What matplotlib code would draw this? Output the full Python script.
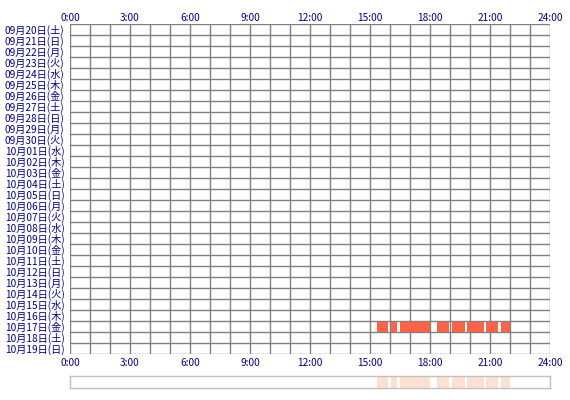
import matplotlib
matplotlib.use("Agg")
import matplotlib.pyplot as plt

plt.rcParams['font.family'] = ['Noto Sans CJK JP', 'DejaVu Sans']

# row labels (dates)
months = [9]*11 + [10]*19
days = list(range(20, 31)) + list(range(1, 20))
weekdays = ['土', '日', '月', '火', '水', '木', '金']
labels = ['%02d月%02d日(%s)' % (m, d, weekdays[i % 7]) for i, (m, d) in enumerate(zip(months, days))]

# activity on 10月17日, hours
active_row = '10月17日(金)'
seg_start = [15.33, 16.03, 16.5, 18.37, 19.1, 19.87, 20.8, 21.57]
seg_end = [15.92, 16.37, 18.0, 18.93, 19.75, 20.7, 21.4, 22.0]

hour_ticks = list(range(0, 25, 3))
hour_labels = ['%d:00' % h for h in hour_ticks]

navy = '#000080'
bar_col = '#ff6347'
light_col = '#ffe0d0'

fig = plt.figure(figsize=(5.7, 4.0), dpi=100)
ax = fig.add_axes([70/570, 1-354/400, 480/570, 330/400])
n = len(labels)
ax.set_xlim(0, 24)
ax.set_ylim(n, 0)

for h in range(25):
    ax.axvline(h, color='#808080', lw=1.0)
for r in range(n + 1):
    ax.axhline(r, color='#808080', lw=1.0)

row = labels.index(active_row)
for s, e in zip(seg_start, seg_end):
    ax.fill_between([s, e], row + 0.08, row + 1, color=bar_col, lw=0, zorder=3)

ax.set_yticks([i + 0.5 for i in range(n)])
ax.set_yticklabels(labels, color=navy, fontsize=7.3)
ax.set_xticks(hour_ticks)
ax.set_xticklabels(hour_labels, color=navy, fontsize=7.3)
ax.tick_params(axis='x', length=0, pad=3)
ax.tick_params(axis='y', length=0, pad=4)
top = ax.secondary_xaxis('top')
top.set_xticks(hour_ticks)
top.set_xticklabels(hour_labels, color=navy, fontsize=7.3)
top.tick_params(length=0, pad=1)
top.spines['top'].set_visible(False)
for sp in ax.spines.values():
    sp.set_visible(False)

# summary strip at the bottom
ax2 = fig.add_axes([70/570, 1-388/400, 480/570, 12/400])
ax2.set_xlim(0, 24)
ax2.set_ylim(0, 1)
for s, e in zip(seg_start, seg_end):
    ax2.fill_between([s, e], 0, 1, color=light_col, lw=0)
ax2.set_xticks([])
ax2.set_yticks([])
for sp in ax2.spines.values():
    sp.set_color('#c0c0c0')
    sp.set_linewidth(1.0)

fig.savefig('out.png', dpi=100)
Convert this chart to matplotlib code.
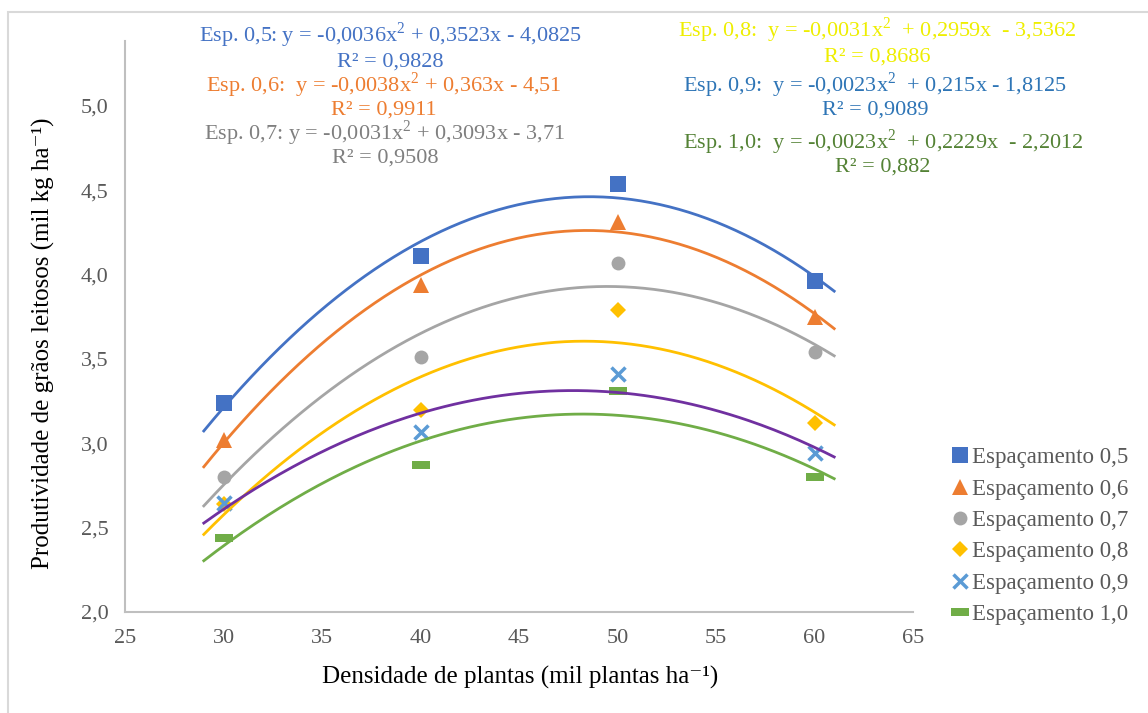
******
#### Problem statement:
Repeat the entries exactly. Pictures are excluded from the copy.

#### Solution to the problem:
What matplotlib code would draw this? Output the full Python script.
import matplotlib
matplotlib.use("Agg")
import matplotlib.pyplot as plt

plt.rcParams['font.family'] = ['Noto Sans CJK JP', 'DejaVu Sans']

# row labels (dates)
months = [9]*11 + [10]*19
days = list(range(20, 31)) + list(range(1, 20))
weekdays = ['土', '日', '月', '火', '水', '木', '金']
labels = ['%02d月%02d日(%s)' % (m, d, weekdays[i % 7]) for i, (m, d) in enumerate(zip(months, days))]

# activity on 10月17日, hours
active_row = '10月17日(金)'
seg_start = [15.33, 16.03, 16.5, 18.37, 19.1, 19.87, 20.8, 21.57]
seg_end = [15.92, 16.37, 18.0, 18.93, 19.75, 20.7, 21.4, 22.0]

hour_ticks = list(range(0, 25, 3))
hour_labels = ['%d:00' % h for h in hour_ticks]

navy = '#000080'
bar_col = '#ff6347'
light_col = '#ffe0d0'

fig = plt.figure(figsize=(5.7, 4.0), dpi=100)
ax = fig.add_axes([70/570, 1-354/400, 480/570, 330/400])
n = len(labels)
ax.set_xlim(0, 24)
ax.set_ylim(n, 0)

for h in range(25):
    ax.axvline(h, color='#808080', lw=1.0)
for r in range(n + 1):
    ax.axhline(r, color='#808080', lw=1.0)

row = labels.index(active_row)
for s, e in zip(seg_start, seg_end):
    ax.fill_between([s, e], row + 0.08, row + 1, color=bar_col, lw=0, zorder=3)

ax.set_yticks([i + 0.5 for i in range(n)])
ax.set_yticklabels(labels, color=navy, fontsize=7.3)
ax.set_xticks(hour_ticks)
ax.set_xticklabels(hour_labels, color=navy, fontsize=7.3)
ax.tick_params(axis='x', length=0, pad=3)
ax.tick_params(axis='y', length=0, pad=4)
top = ax.secondary_xaxis('top')
top.set_xticks(hour_ticks)
top.set_xticklabels(hour_labels, color=navy, fontsize=7.3)
top.tick_params(length=0, pad=1)
top.spines['top'].set_visible(False)
for sp in ax.spines.values():
    sp.set_visible(False)

# summary strip at the bottom
ax2 = fig.add_axes([70/570, 1-388/400, 480/570, 12/400])
ax2.set_xlim(0, 24)
ax2.set_ylim(0, 1)
for s, e in zip(seg_start, seg_end):
    ax2.fill_between([s, e], 0, 1, color=light_col, lw=0)
ax2.set_xticks([])
ax2.set_yticks([])
for sp in ax2.spines.values():
    sp.set_color('#c0c0c0')
    sp.set_linewidth(1.0)

fig.savefig('out.png', dpi=100)
Convert this chart to matplotlib code.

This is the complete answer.